### WRITTEN PROBLEM
Copy down every line where the string "matplotlib" shows up.

### SOURCE RECORDS
________________________________________
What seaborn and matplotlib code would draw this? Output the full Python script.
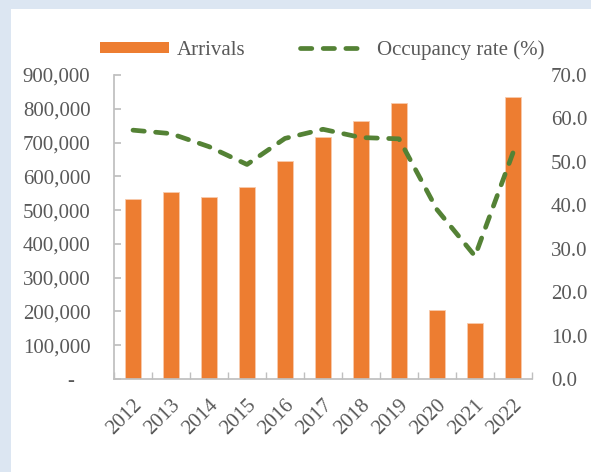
________________________________________
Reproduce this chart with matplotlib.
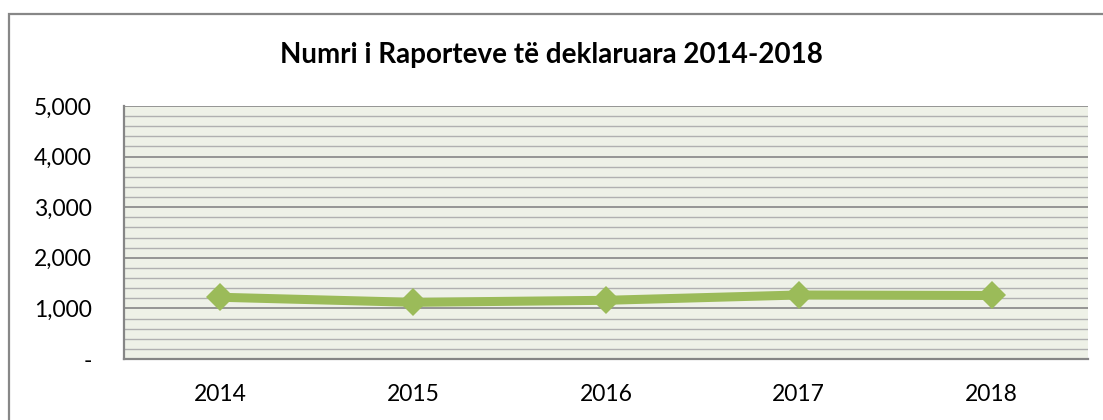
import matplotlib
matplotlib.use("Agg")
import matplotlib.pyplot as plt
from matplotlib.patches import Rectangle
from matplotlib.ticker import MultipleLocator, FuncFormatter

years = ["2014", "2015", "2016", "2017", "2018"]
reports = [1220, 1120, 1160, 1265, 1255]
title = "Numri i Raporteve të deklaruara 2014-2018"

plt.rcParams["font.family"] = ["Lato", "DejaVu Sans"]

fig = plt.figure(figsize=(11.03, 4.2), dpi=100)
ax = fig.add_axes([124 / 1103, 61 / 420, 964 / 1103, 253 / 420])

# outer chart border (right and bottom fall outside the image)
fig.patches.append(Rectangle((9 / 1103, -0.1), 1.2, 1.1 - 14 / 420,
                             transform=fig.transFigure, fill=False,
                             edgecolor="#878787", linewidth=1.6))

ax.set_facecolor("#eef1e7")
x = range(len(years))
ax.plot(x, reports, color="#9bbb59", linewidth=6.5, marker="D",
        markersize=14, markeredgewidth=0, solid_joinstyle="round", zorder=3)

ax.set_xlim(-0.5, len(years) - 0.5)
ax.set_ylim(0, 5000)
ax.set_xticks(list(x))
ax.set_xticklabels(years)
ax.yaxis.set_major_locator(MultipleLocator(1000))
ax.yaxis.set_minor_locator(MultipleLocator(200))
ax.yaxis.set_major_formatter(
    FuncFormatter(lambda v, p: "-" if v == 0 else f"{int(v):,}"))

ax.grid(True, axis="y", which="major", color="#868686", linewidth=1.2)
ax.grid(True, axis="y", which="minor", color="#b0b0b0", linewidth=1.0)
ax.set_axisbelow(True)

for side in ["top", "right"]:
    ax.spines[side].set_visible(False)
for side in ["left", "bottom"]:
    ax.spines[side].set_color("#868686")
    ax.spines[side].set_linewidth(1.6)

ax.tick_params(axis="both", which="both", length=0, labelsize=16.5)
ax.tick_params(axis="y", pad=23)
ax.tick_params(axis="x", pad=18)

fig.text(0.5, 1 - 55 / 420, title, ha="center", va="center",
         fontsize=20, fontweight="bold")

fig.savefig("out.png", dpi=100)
________________________________________
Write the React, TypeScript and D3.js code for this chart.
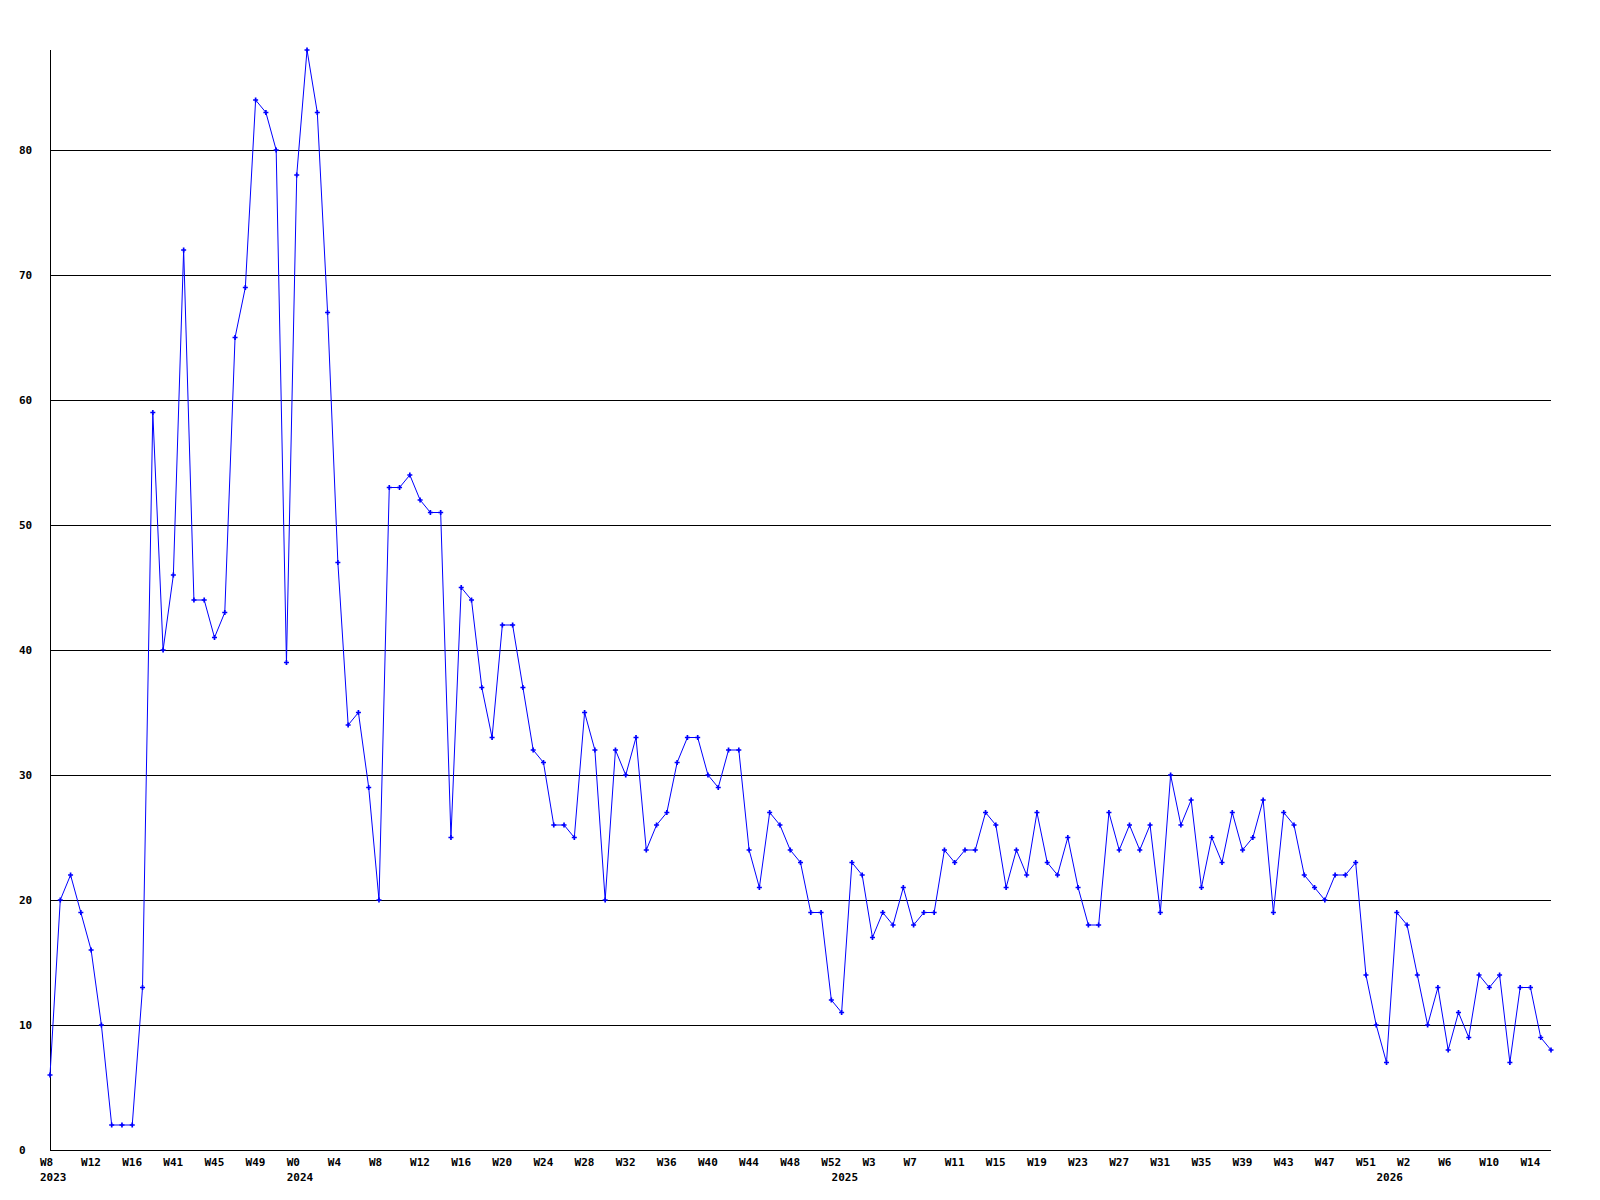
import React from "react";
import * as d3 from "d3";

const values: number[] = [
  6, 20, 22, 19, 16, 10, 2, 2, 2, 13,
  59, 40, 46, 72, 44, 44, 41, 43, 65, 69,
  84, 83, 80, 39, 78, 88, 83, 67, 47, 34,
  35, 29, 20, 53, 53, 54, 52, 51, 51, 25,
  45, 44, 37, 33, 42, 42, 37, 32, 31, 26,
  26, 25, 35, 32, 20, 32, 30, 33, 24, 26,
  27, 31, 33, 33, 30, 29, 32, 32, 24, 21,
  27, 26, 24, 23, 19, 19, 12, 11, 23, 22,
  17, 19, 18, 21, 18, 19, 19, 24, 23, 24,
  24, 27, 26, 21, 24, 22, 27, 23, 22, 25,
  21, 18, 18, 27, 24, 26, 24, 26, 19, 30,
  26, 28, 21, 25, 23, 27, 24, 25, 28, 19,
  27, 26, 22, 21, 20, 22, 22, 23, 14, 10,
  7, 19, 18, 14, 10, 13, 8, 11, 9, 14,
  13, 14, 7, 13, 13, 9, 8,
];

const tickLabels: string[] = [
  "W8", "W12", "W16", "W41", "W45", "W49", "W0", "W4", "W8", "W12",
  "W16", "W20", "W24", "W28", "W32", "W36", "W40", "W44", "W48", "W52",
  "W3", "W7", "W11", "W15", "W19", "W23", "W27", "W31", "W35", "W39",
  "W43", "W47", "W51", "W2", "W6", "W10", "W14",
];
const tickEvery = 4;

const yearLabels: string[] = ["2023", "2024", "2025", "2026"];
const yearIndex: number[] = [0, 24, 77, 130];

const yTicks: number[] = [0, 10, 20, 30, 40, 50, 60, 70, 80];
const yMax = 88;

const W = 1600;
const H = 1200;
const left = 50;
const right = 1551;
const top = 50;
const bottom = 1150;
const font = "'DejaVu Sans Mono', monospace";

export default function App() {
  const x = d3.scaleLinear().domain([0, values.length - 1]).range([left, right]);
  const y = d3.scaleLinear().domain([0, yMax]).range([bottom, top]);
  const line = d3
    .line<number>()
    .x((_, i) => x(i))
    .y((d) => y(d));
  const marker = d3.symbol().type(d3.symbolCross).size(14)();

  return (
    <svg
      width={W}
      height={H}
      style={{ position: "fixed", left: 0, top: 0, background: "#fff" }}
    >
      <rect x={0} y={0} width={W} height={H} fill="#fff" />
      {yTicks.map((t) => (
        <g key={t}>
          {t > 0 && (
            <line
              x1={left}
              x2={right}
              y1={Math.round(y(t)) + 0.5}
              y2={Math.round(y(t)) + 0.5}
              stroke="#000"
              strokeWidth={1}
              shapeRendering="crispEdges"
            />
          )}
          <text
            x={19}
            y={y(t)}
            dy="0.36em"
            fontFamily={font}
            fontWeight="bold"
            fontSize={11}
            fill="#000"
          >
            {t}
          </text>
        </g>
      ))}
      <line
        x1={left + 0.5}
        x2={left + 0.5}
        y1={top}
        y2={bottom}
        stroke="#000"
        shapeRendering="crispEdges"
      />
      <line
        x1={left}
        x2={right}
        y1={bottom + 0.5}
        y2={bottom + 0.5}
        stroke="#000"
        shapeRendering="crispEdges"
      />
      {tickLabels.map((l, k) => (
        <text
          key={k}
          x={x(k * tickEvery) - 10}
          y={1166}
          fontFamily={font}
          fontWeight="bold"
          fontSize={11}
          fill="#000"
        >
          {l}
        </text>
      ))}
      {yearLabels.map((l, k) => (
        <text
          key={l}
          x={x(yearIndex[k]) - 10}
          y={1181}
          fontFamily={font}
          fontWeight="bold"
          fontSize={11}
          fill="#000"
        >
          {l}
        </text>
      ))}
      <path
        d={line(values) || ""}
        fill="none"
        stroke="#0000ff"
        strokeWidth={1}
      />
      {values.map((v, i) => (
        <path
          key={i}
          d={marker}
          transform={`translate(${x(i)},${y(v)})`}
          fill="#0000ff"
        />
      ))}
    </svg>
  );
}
________________________________________
### TASK OUTPUT
What seaborn and matplotlib code would draw this? Output the full Python script.
Reproduce this chart with matplotlib.
import matplotlib
matplotlib.use("Agg")
import matplotlib.pyplot as plt
from matplotlib.patches import Rectangle
from matplotlib.ticker import MultipleLocator, FuncFormatter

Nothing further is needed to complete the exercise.